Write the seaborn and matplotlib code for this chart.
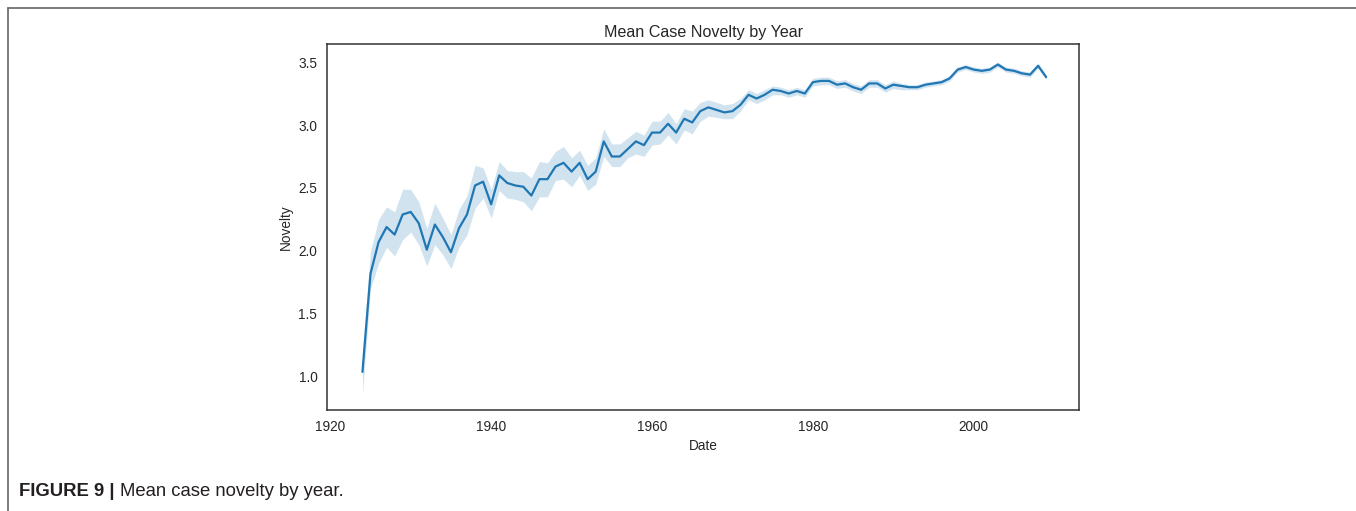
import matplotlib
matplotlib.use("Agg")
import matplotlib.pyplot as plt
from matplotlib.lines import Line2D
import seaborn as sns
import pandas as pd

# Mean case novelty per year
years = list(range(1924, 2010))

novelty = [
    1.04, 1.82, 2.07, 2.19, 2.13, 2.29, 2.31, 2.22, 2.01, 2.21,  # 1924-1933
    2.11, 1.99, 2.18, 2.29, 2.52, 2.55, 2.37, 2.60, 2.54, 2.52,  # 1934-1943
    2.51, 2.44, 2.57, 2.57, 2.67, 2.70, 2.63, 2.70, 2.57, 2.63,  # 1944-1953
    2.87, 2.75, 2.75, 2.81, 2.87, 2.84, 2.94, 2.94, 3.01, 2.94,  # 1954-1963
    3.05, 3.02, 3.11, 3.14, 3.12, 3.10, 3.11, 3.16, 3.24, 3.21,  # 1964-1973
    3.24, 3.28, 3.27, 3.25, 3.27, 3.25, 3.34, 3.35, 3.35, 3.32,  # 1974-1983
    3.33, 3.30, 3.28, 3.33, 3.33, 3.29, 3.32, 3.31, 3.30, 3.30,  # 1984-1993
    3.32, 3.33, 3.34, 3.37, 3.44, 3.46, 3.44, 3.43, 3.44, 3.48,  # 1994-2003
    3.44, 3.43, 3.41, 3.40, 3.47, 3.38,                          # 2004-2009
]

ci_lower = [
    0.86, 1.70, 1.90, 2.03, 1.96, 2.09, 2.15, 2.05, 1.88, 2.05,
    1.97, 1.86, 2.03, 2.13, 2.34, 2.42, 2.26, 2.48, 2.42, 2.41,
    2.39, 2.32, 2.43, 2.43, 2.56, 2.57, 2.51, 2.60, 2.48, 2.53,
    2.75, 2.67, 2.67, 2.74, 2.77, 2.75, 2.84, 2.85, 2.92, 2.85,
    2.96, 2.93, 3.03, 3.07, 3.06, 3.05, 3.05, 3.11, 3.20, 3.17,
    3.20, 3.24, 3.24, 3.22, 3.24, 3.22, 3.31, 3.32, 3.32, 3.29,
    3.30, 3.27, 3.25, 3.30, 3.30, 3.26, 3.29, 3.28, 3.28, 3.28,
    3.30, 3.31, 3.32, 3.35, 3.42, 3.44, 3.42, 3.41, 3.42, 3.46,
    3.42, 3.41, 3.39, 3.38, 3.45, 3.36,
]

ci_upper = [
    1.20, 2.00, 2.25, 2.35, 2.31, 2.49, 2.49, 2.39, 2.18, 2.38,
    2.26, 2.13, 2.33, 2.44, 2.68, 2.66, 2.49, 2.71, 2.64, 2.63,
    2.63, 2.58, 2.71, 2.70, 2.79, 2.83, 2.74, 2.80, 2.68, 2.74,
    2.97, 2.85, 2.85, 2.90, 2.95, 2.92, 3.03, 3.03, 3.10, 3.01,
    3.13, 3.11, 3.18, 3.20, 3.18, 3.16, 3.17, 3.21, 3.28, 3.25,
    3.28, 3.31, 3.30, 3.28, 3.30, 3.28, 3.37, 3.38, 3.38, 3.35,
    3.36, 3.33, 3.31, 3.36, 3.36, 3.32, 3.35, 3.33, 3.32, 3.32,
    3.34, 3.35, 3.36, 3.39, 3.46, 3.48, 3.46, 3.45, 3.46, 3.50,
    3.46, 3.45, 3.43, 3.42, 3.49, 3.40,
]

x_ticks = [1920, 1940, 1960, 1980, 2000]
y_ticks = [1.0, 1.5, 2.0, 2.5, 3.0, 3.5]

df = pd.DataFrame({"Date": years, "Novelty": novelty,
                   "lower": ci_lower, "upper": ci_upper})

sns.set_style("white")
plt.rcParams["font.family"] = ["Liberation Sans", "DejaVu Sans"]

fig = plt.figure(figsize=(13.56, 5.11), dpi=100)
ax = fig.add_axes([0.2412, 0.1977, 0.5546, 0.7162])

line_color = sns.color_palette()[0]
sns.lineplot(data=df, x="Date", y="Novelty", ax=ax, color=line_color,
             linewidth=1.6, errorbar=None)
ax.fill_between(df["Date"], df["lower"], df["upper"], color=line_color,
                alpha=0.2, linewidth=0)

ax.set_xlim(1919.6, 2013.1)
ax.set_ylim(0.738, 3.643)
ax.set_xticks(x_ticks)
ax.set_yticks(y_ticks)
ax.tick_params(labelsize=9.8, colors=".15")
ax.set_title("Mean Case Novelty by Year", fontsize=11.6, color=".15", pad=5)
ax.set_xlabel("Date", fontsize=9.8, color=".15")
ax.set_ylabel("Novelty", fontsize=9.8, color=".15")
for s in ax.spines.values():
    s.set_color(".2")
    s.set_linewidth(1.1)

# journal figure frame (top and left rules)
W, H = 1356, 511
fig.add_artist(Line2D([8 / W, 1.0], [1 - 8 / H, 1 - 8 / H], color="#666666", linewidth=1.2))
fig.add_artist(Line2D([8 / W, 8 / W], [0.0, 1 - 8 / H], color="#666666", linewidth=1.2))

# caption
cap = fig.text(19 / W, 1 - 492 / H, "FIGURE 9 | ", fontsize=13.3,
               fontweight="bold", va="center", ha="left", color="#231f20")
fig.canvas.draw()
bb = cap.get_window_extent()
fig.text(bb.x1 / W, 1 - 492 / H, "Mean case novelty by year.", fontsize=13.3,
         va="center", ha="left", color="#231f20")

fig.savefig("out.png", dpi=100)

#### [DIRECTION]
Except for the pictures, give all the material above again verbatim.

#### [OUTPUT FOR THIS EXERCISE]
Write the seaborn and matplotlib code for this chart.
import matplotlib
matplotlib.use("Agg")
import matplotlib.pyplot as plt
from matplotlib.lines import Line2D
import seaborn as sns
import pandas as pd

# Mean case novelty per year
years = list(range(1924, 2010))

novelty = [
    1.04, 1.82, 2.07, 2.19, 2.13, 2.29, 2.31, 2.22, 2.01, 2.21,  # 1924-1933
    2.11, 1.99, 2.18, 2.29, 2.52, 2.55, 2.37, 2.60, 2.54, 2.52,  # 1934-1943
    2.51, 2.44, 2.57, 2.57, 2.67, 2.70, 2.63, 2.70, 2.57, 2.63,  # 1944-1953
    2.87, 2.75, 2.75, 2.81, 2.87, 2.84, 2.94, 2.94, 3.01, 2.94,  # 1954-1963
    3.05, 3.02, 3.11, 3.14, 3.12, 3.10, 3.11, 3.16, 3.24, 3.21,  # 1964-1973
    3.24, 3.28, 3.27, 3.25, 3.27, 3.25, 3.34, 3.35, 3.35, 3.32,  # 1974-1983
    3.33, 3.30, 3.28, 3.33, 3.33, 3.29, 3.32, 3.31, 3.30, 3.30,  # 1984-1993
    3.32, 3.33, 3.34, 3.37, 3.44, 3.46, 3.44, 3.43, 3.44, 3.48,  # 1994-2003
    3.44, 3.43, 3.41, 3.40, 3.47, 3.38,                          # 2004-2009
]

ci_lower = [
    0.86, 1.70, 1.90, 2.03, 1.96, 2.09, 2.15, 2.05, 1.88, 2.05,
    1.97, 1.86, 2.03, 2.13, 2.34, 2.42, 2.26, 2.48, 2.42, 2.41,
    2.39, 2.32, 2.43, 2.43, 2.56, 2.57, 2.51, 2.60, 2.48, 2.53,
    2.75, 2.67, 2.67, 2.74, 2.77, 2.75, 2.84, 2.85, 2.92, 2.85,
    2.96, 2.93, 3.03, 3.07, 3.06, 3.05, 3.05, 3.11, 3.20, 3.17,
    3.20, 3.24, 3.24, 3.22, 3.24, 3.22, 3.31, 3.32, 3.32, 3.29,
    3.30, 3.27, 3.25, 3.30, 3.30, 3.26, 3.29, 3.28, 3.28, 3.28,
    3.30, 3.31, 3.32, 3.35, 3.42, 3.44, 3.42, 3.41, 3.42, 3.46,
    3.42, 3.41, 3.39, 3.38, 3.45, 3.36,
]

ci_upper = [
    1.20, 2.00, 2.25, 2.35, 2.31, 2.49, 2.49, 2.39, 2.18, 2.38,
    2.26, 2.13, 2.33, 2.44, 2.68, 2.66, 2.49, 2.71, 2.64, 2.63,
    2.63, 2.58, 2.71, 2.70, 2.79, 2.83, 2.74, 2.80, 2.68, 2.74,
    2.97, 2.85, 2.85, 2.90, 2.95, 2.92, 3.03, 3.03, 3.10, 3.01,
    3.13, 3.11, 3.18, 3.20, 3.18, 3.16, 3.17, 3.21, 3.28, 3.25,
    3.28, 3.31, 3.30, 3.28, 3.30, 3.28, 3.37, 3.38, 3.38, 3.35,
    3.36, 3.33, 3.31, 3.36, 3.36, 3.32, 3.35, 3.33, 3.32, 3.32,
    3.34, 3.35, 3.36, 3.39, 3.46, 3.48, 3.46, 3.45, 3.46, 3.50,
    3.46, 3.45, 3.43, 3.42, 3.49, 3.40,
]

x_ticks = [1920, 1940, 1960, 1980, 2000]
y_ticks = [1.0, 1.5, 2.0, 2.5, 3.0, 3.5]

df = pd.DataFrame({"Date": years, "Novelty": novelty,
                   "lower": ci_lower, "upper": ci_upper})

sns.set_style("white")
plt.rcParams["font.family"] = ["Liberation Sans", "DejaVu Sans"]

fig = plt.figure(figsize=(13.56, 5.11), dpi=100)
ax = fig.add_axes([0.2412, 0.1977, 0.5546, 0.7162])

line_color = sns.color_palette()[0]
sns.lineplot(data=df, x="Date", y="Novelty", ax=ax, color=line_color,
             linewidth=1.6, errorbar=None)
ax.fill_between(df["Date"], df["lower"], df["upper"], color=line_color,
                alpha=0.2, linewidth=0)

ax.set_xlim(1919.6, 2013.1)
ax.set_ylim(0.738, 3.643)
ax.set_xticks(x_ticks)
ax.set_yticks(y_ticks)
ax.tick_params(labelsize=9.8, colors=".15")
ax.set_title("Mean Case Novelty by Year", fontsize=11.6, color=".15", pad=5)
ax.set_xlabel("Date", fontsize=9.8, color=".15")
ax.set_ylabel("Novelty", fontsize=9.8, color=".15")
for s in ax.spines.values():
    s.set_color(".2")
    s.set_linewidth(1.1)

# journal figure frame (top and left rules)
W, H = 1356, 511
fig.add_artist(Line2D([8 / W, 1.0], [1 - 8 / H, 1 - 8 / H], color="#666666", linewidth=1.2))
fig.add_artist(Line2D([8 / W, 8 / W], [0.0, 1 - 8 / H], color="#666666", linewidth=1.2))

# caption
cap = fig.text(19 / W, 1 - 492 / H, "FIGURE 9 | ", fontsize=13.3,
               fontweight="bold", va="center", ha="left", color="#231f20")
fig.canvas.draw()
bb = cap.get_window_extent()
fig.text(bb.x1 / W, 1 - 492 / H, "Mean case novelty by year.", fontsize=13.3,
         va="center", ha="left", color="#231f20")

fig.savefig("out.png", dpi=100)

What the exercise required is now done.